Donald Trump, the leading 2016 U.S. Republican presidential contender, has ignited new consideration of an old idea: ending the country's nearly 150-year-old grant of citizenship to anyone born in the United States.
The billionaire real estate mogul, who has soared to the top of surveys of Republican voters with calls to deport the country's 11 million illegal immigrants, says birthright citizenship "remains the biggest magnet for illegal immigration."
He says he wants to amend the U.S. Constitution to repeal the 14th Amendment clause that declares "all persons born or naturalized in the United States" are U.S. citizens.
The Mexican government attacked Trump's anti-immigration proposals Wednesday, saying they "reflect prejudice, racism or plain ignorance.”
"Anyone who understands the depth of the U.S.-Mexico relationship realizes that those proposals are not only prejudiced and absurd, but would be detrimental to the well-being of both societies," the Mexico’s Foreign Ministry said.
Five months ahead of the first state-by-state contests to pick a Republican presidential nominee, Trump and his 16 rivals for the party’s nomination are all calling for tough measures to curb the flow of undocumented immigrants across the southern U.S. border with Mexico. But not all of them support Trump's call for ending birthright citizenship, including two of his key rivals, former Florida governor Jeb Bush, the son and brother of two U.S. presidents, and Florida Senator Marco Rubio.
Bush called birthright citizenship "a constitutionally protected right." Rubio said, "I'm open to doing things that prevent people from coming to the U.S. to take advantage of the 14th Amendment, but I'm not in favor of repealing it." Other Republican contenders say they support Trump's stance.
The Center for Immigration Studies, which seeks to limit immigration to the United States, says that 30 of the world's 194 countries allow birthright citizenship, but that the United States and Canada are the only two advanced economies that do so. The group contends that foreign women entering the U.S. as "birth tourists" are annually giving birth to 36,000 babies so their children can become American citizens.
An independent 2010 study by the Pew Hispanic Center estimated that 340,000 out of 4.3 million babies born in the U.S. in 2008 were the children of immigrants who had entered the country illegally, about eight percent of the total.
Birthright citizenship in the U.S. dates to its founding days in the 18th century, when English common law was imported to the first American colonies.
The issue of citizenship came to the forefront with an infamous 1857 U.S. Supreme Court ruling that birthright citizenship did not apply to the children of slaves. But after the country's Civil War in the 1860s, when anti-slavery northern states defeated a southern confederacy favoring slavery, the country's Constitution was amended to make it clear that all freed slaves were U.S. citizens.
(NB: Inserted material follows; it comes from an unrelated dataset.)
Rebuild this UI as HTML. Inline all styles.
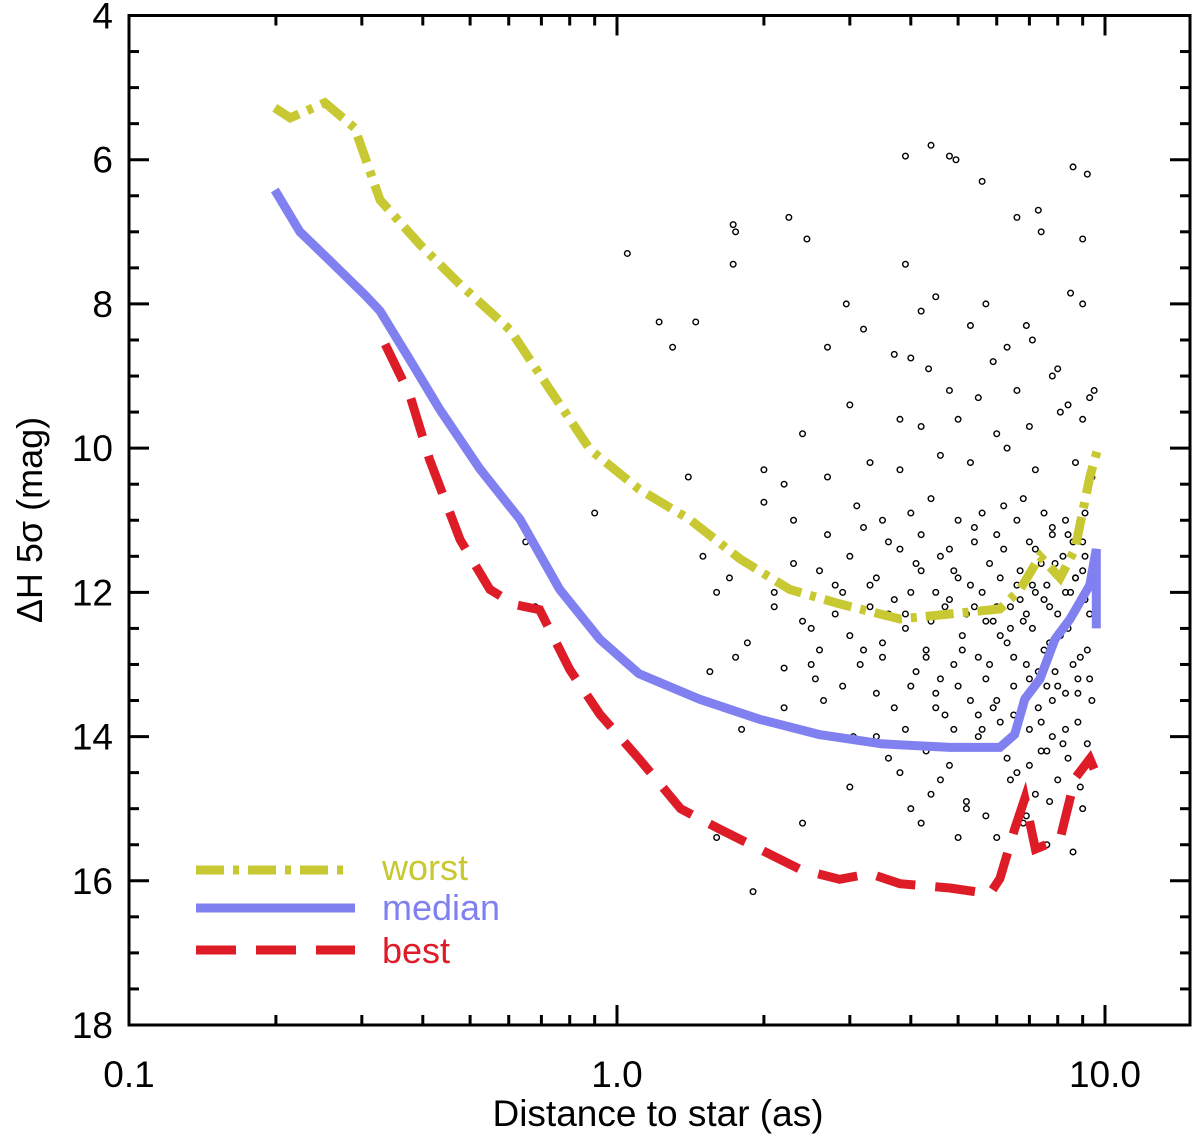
<!DOCTYPE html>
<html><head><meta charset="utf-8"><style>
html,body{margin:0;padding:0;background:#fff;}
svg{display:block;font-family:"Liberation Sans",Arial,sans-serif;}
</style></head><body>
<svg id="chart" width="1200" height="1138" viewBox="0 0 1200 1138" xmlns="http://www.w3.org/2000/svg">
<g id="grid-layer"></g>
<g id="pts"></g>
<g id="lines"></g>
<g id="legend">
  <line x1="196" y1="870" x2="352" y2="870" stroke="#c8c832" stroke-width="9" stroke-dasharray="28,9,6,9"/>
  <text x="382" y="880" font-size="36" fill="#c8c832">worst</text>
  <line x1="196" y1="908" x2="355" y2="908" stroke="#8080f0" stroke-width="9"/>
  <text x="382" y="920" font-size="36" fill="#8080f0">median</text>
  <line x1="196" y1="950" x2="355" y2="950" stroke="#dd1c28" stroke-width="9" stroke-dasharray="40,20"/>
  <text x="382" y="963" font-size="36" fill="#dd1c28">best</text>
</g>
<text x="658" y="1126" font-size="37" text-anchor="middle">Distance to star (as)</text>
<text transform="translate(42,520) rotate(-90)" font-size="36" text-anchor="middle">ΔH 5σ (mag)</text>
</svg>
<script>
const worstX=[0.199,0.214,0.252,0.29,0.327,0.395,0.477,0.604,0.729,0.881,1.11,1.41,1.79,2.26,2.86,3.8,4.81,6.09,6.7,7.36,8.09,8.68,9.31,9.67];
const worstY=[5.28,5.42,5.21,5.56,6.56,7.18,7.73,8.36,9.19,10.02,10.57,10.99,11.54,11.96,12.16,12.37,12.3,12.23,11.96,11.5,11.8,11.4,10.4,10.0];
const medianX=[0.199,0.224,0.258,0.304,0.327,0.376,0.433,0.524,0.633,0.763,0.922,1.11,1.475,1.96,2.59,3.48,4.81,6.09,6.53,6.85,7.36,7.9,8.48,9.31,9.6,9.6];
const medianY=[6.42,7.0,7.4,7.87,8.1,8.77,9.46,10.29,10.99,11.96,12.65,13.13,13.48,13.76,13.97,14.1,14.15,14.15,13.97,13.48,13.2,12.65,12.37,11.9,11.4,12.5];
const bestX=[0.335,0.376,0.413,0.477,0.549,0.617,0.694,0.8,0.922,1.11,1.35,1.62,1.96,2.37,2.86,3.3,3.8,4.81,5.81,6.09,6.53,6.85,7.2,8.09,8.68,9.31,9.5];
const bestY=[8.56,9.26,10.16,11.27,11.96,12.17,12.24,13.07,13.69,14.31,15.0,15.28,15.56,15.84,15.98,15.9,16.04,16.1,16.18,15.97,15.28,14.86,15.56,15.42,14.58,14.31,14.45];
const ptX=[4.4,3.9,4.8,4.95,5.6,8.6,9.2,1.73,1.75,2.25,2.45,6.6,7.3,7.4,9.0,1.05,1.73,3.9,8.5,2.95,9.0,1.22,1.45,1.3,3.2,4.2,5.7,4.5,2.7,6.9,5.3,3.7,4.0,4.35,6.3,7.1,5.9,8.0,9.5,3.0,4.8,5.5,6.6,7.8,8.4,9.3,2.4,3.8,4.2,5.0,6.0,7.0,8.1,9.0,1.4,2.0,2.2,2.7,3.3,3.8,4.6,5.3,6.3,7.2,8.7,9.4,0.9,1.5,1.7,2.0,2.3,2.7,3.1,3.5,4.0,4.4,5.0,5.6,6.2,6.8,7.5,8.3,9.1,1.6,1.75,1.85,2.1,2.2,2.4,2.5,2.6,2.8,2.9,3.0,3.15,3.3,3.5,3.7,3.9,4.1,4.3,4.5,4.7,4.9,5.1,5.3,5.5,5.7,5.9,6.1,6.3,6.5,6.7,6.9,7.1,7.3,7.5,7.7,7.9,8.1,8.3,8.5,8.7,8.9,9.1,9.3,2.3,2.6,3.0,3.4,3.8,4.2,4.6,5.0,5.4,5.8,6.2,6.6,7.0,7.4,7.8,8.2,8.6,9.0,3.2,3.6,4.0,4.4,4.8,5.2,5.6,6.0,6.4,6.8,7.2,7.6,8.0,3.4,3.8,4.0,4.4,4.8,5.2,5.7,6.0,6.4,6.8,7.2,7.6,8.2,8.6,9.0,3.0,2.4,1.9,1.6,4.2,5.0,3.6,3.9,4.3,5.5,6.2,6.6,7.0,7.4,7.8,8.0,8.4,8.8,9.2,4.7,5.9,6.8,7.6,8.6,0.65,0.68,1.55,1.8,2.2,2.55,2.65,2.9,3.05,3.4,
3.5,3.9,4.3,4.6,5.1,5.4,5.8,6.1,6.5,6.9,7.3,7.7,8.0,8.4,8.8,9.2,3.3,3.7,4.1,4.5,4.9,5.3,5.7,6.1,6.4,6.7,7.1,7.5,7.9,8.3,8.7,9.1,4.0,4.5,5.0,5.5,6.0,6.5,7.0,7.4,7.8,8.3,8.8,9.3,3.6,4.2,4.8,5.4,6.0,6.6,7.2,7.8,8.4,9.0,2.1,2.5,2.8,3.2,4.9,5.6,6.3,7.0,7.6,8.2,8.9,9.4,4.6,5.2,6.9,7.7];
const ptY=[5.8,5.95,5.95,6.0,6.3,6.1,6.2,6.9,7.0,6.8,7.1,6.8,6.7,7.0,7.1,7.3,7.45,7.45,7.85,8.0,8.0,8.25,8.25,8.6,8.35,8.1,8.0,7.9,8.6,8.3,8.3,8.7,8.75,8.9,8.6,8.5,8.8,8.9,9.2,9.4,9.2,9.3,9.2,9.0,9.4,9.3,9.8,9.6,9.7,9.6,9.8,9.7,9.5,9.6,10.4,10.3,10.5,10.4,10.2,10.3,10.1,10.2,10.0,10.3,10.2,10.4,10.9,11.5,11.8,10.75,11.0,11.2,10.8,11.0,10.9,10.7,11.0,10.9,10.8,10.7,10.9,11.0,10.9,12.0,12.9,12.7,12.2,13.05,12.4,13.0,12.8,12.3,13.3,12.6,13.0,12.2,12.9,13.6,12.5,13.1,12.8,13.4,12.2,13.0,12.6,13.5,12.9,13.2,12.4,13.8,12.7,13.3,12.1,13.0,12.5,13.6,12.8,12.2,13.1,12.6,13.4,12.0,11.8,12.9,11.5,12.3,11.6,11.7,11.5,11.8,11.4,11.7,11.5,11.8,11.3,11.6,11.4,11.9,11.3,11.6,11.2,11.5,11.3,11.7,11.1,12.3,12.0,12.4,12.1,12.3,12.0,12.2,12.5,12.4,12.0,11.9,12.3,14.0,14.5,15.0,14.8,14.4,14.9,15.1,15.4,14.6,15.2,14.8,15.5,15.3,15.6,15.0,14.7,15.2,16.15,15.4,15.2,15.4,14.3,13.9,14.2,14.0,14.1,14.5,13.9,14.2,14.0,14.6,14.3,13.8,14.1,13.7,13.6,13.5,13.3,13.0,11.3,12.2,13.1,13.9,13.6,13.2,13.5,12.0,14.0,13.4,
12.7,12.3,12.9,13.2,12.8,12.2,13.0,12.6,12.9,12.3,13.1,12.7,13.3,12.5,13.2,12.8,11.9,12.1,11.6,12.0,11.7,11.9,12.4,11.8,12.2,11.7,11.9,12.1,11.6,12.0,11.8,12.1,13.3,13.6,13.3,13.7,13.5,13.7,13.2,13.8,13.5,13.9,13.4,13.2,11.3,11.2,11.4,11.1,11.2,11.0,11.4,11.1,11.2,11.3,12.0,12.5,11.9,12.8,13.9,13.9,14.3,14.4,14.2,14.1,14.7,13.5,14.6,15.0,15.1,14.9];

const NS='http://www.w3.org/2000/svg';
const L=129,R=1190,T=15.5,B=1025,DEC=488;
function xs(v){return L+(Math.log10(v)+1)*DEC;}
function ys(v){return T+(v-4)*(B-T)/14;}
function mk(tag,attrs,parent){const e=document.createElementNS(NS,tag);for(const k in attrs)e.setAttribute(k,attrs[k]);parent.appendChild(e);return e;}
const ax=document.getElementById('grid-layer');
const frame=mk('rect',{x:L,y:T,width:R-L,height:B-T,fill:'none',stroke:'#000','stroke-width':3},ax);


for(let v=4;v<=18;v+=0.5){
  const y=ys(v),maj=(v%2===0),len=maj?20:10;
  const t1=mk('line',{x1:L,y1:y,x2:L+len,y2:y,stroke:'#000','stroke-width':3},ax);
  
  
  const t2=mk('line',{x1:R,y1:y,x2:R-len,y2:y,stroke:'#000','stroke-width':3},ax);
  
  
  if(maj){const tx=mk('text',{x:L-16,y:y+13,'font-size':37,'text-anchor':'end'},ax);tx.textContent=String(v);
  
  }
}
const xLabels=['0.1','1.0','10.0'];
for(let d=-1;d<=1;d++){
  for(let m=1;m<=9;m++){
    const v=m*Math.pow(10,d),x=xs(v);if(x>R)continue;
    const len=m===1?20:10;
    const t1=mk('line',{x1:x,y1:B,x2:x,y2:B-len,stroke:'#000','stroke-width':3},ax);
    
    
    const t2=mk('line',{x1:x,y1:T,x2:x,y2:T+len,stroke:'#000','stroke-width':3},ax);
    
    
    if(m===1){const tx=mk('text',{x:x,y:B+62,'font-size':37,'text-anchor':'middle'},ax);tx.textContent=xLabels[d+1];
    
    }
  }
}
const pg=document.getElementById('pts');
for(let i=0;i<ptX.length;i++){
  const c=mk('circle',{cx:xs(ptX[i]),cy:ys(ptY[i]),r:2.8,fill:'none',stroke:'#000','stroke-width':1.4},pg);
  
  
}
const lg=document.getElementById('lines');
function path(X,Y){return X.map((v,i)=>(i?'L':'M')+xs(v).toFixed(1)+','+ys(Y[i]).toFixed(1)).join(' ');}
const pw=mk('path',{d:path(worstX,worstY),fill:'none',stroke:'#c8c832','stroke-width':9,'stroke-dasharray':'28,9,6,9'},lg);


const pm=mk('path',{d:path(medianX,medianY),fill:'none',stroke:'#8080f0','stroke-width':9},lg);


const pb=mk('path',{d:path(bestX,bestY),fill:'none',stroke:'#dd1c28','stroke-width':9,'stroke-dasharray':'40,20'},lg);


</script>
</body></html>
At the end of the 19th century, the Supreme Court further upheld that interpretation, ruling all children born in the U.S., except for those of diplomats serving in the country, invading armies and those born on foreign public ships, are U.S. citizens.
Conservative lawmakers in the U.S. have occasionally attempted to revoke the birthright citizenship provision, but have failed to win broad support for doing so.
Amending the U.S. Constitution is difficult, requiring both chambers of Congress to approve any changes with a two-thirds vote, followed by approval from at least 38 of the 50 state legislatures.